I have this dream in which my grandmother stands alone on the deck of a ferry leaving an island, the foghorn blowing loud, and long, and surprising every time. A cloud soaks her, condensation bound to the withered contours of her cheeks. The horizon is invisible, there is that much fog. No place where the ocean meets the sky, no place to find an edge and clutch it. Just the endless blue. She thinks she will die out there, and yet, she stays. She is prepared: to brace herself, put out her feet, and purposefully leap—despite what she finds below. Very sure, in fact, that she won’t find anything at all.
Can I learn from my grandmother’s practices? With no weather patterns ahead, neither rhyme for jam nor reason to can, all she can do is know, with every bit of certainty she has, that the only thing that lies before her is the unknown itself.
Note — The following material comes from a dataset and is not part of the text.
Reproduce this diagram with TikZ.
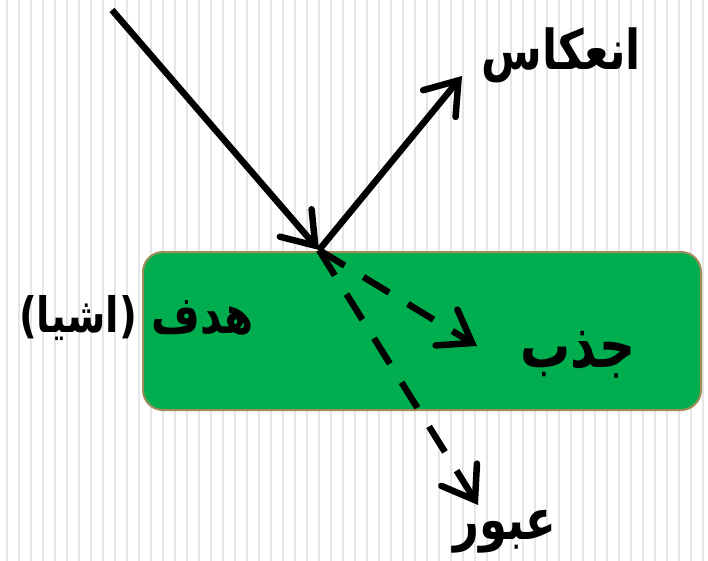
\documentclass[tikz,border=0pt]{standalone}
\usepackage{fontspec}
\usetikzlibrary{arrows.meta}
\newfontfamily\arabicfont[Script=Arabic]{DejaVu Sans}
\TeXXeTstate=1
\definecolor{boxgreen}{HTML}{00AE50}
\definecolor{boxedge}{HTML}{A08C5A}
\definecolor{stripe}{HTML}{E6E6E6}
\newcommand\artxt[2]{\scalebox{1}[1.25]{\arabicfont\bfseries\fontsize{#1}{#1}\selectfont #2}}
\begin{document}
\begin{tikzpicture}[x=1pt,y=-1pt,
  ray/.style={line width=6.5pt, -{Straight Barb[length=30pt 0,width=42pt 0,line cap=round,line join=miter]}},
  dray/.style={ray, dash pattern=on 30pt off 22pt},
  lbl/.style={inner sep=0pt}]
\useasboundingbox (0,0) rectangle (708,561);
\fill[white] (0,0) rectangle (708,561);
\foreach \i in {0,...,58} \fill[stripe] ({5.7+12*\i},0) rectangle ++(2,561);
\node[draw=boxedge, line width=2pt, fill=boxgreen, rounded corners=20pt,
  minimum width=558pt, minimum height=158pt, anchor=north west] (obj) at (142,251) {};
\coordinate (src) at (112,10);
\coordinate (hit) at (319,250);
\coordinate (refl) at (462,76);
\coordinate (abs) at (477,346);
\coordinate (trans) at (478,505);
\draw[ray] (src) -- (hit);
\draw[ray] (hit) -- (refl);
\draw[dray] (hit) -- (abs);
\draw[dray] (hit) -- (trans);
\node[lbl] (tr) at (561,55) {\artxt{44}{\beginR انعکاس\endR}};
\node[lbl] (ab) at (578,355) {\artxt{50}{\beginR جذب\endR}};
\node[lbl] (tm) at (505,532) {\artxt{45}{\beginR عبور\endR}};
\node[lbl] (tg) at (203,318) {\artxt{42}{\beginR هدف\endR}};
\node[lbl] (tg2) at (78,318) {\artxt{39}{)\beginR اشیا\endR(}};
\end{tikzpicture}
\end{document}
Her own answers to Howe’s despair come, then, in little things. Unconcerned acts, but deliberate. She has long been the first to read The New York Review of Books, thus knowing about young, hip authors like Sally Rooney before anyone my age, weeks ahead of Twitter. In January she presses Conversations with Friends on me. I will call her in a week or two to tell her my thoughts, when I have finished the novel and passed it around to my friends.
My grandmother will speak concisely then too, and in doing so, she will reach out to another version of herself she perhaps sees in me, as if to give solace. One day I might look back on myself in just the same way, ciphers now revealed. For now, though, I will visit my grandmother for lunch the next time I am in New York for a moment, and I will hold her hand lightly and I will not say I do not want you to die but I will think it, and then I will go again.
Convinced there would be no books in that place either, and given that she had always read many books, now she read the biggest ones. The words came like a sweet-dropping medicine, a coat of taste for her fear. Whole volumes of Proust again—patiently lined up on the shelf above their still-shared bed and its water-lilied covers, where she sits as others tie and untie the small leather boats of her shoes—and a biography of Frederick Douglass that is so heavy that when she picks it up it turns the thin skin of her wrists blue. Then yellow. Soon, when the skin returns to its clean and otherwise unmarked folds, it will become impossible to see the trace.
LILY MEYERSOHN B’19 is looking forward to seeing her grandmother next weekend.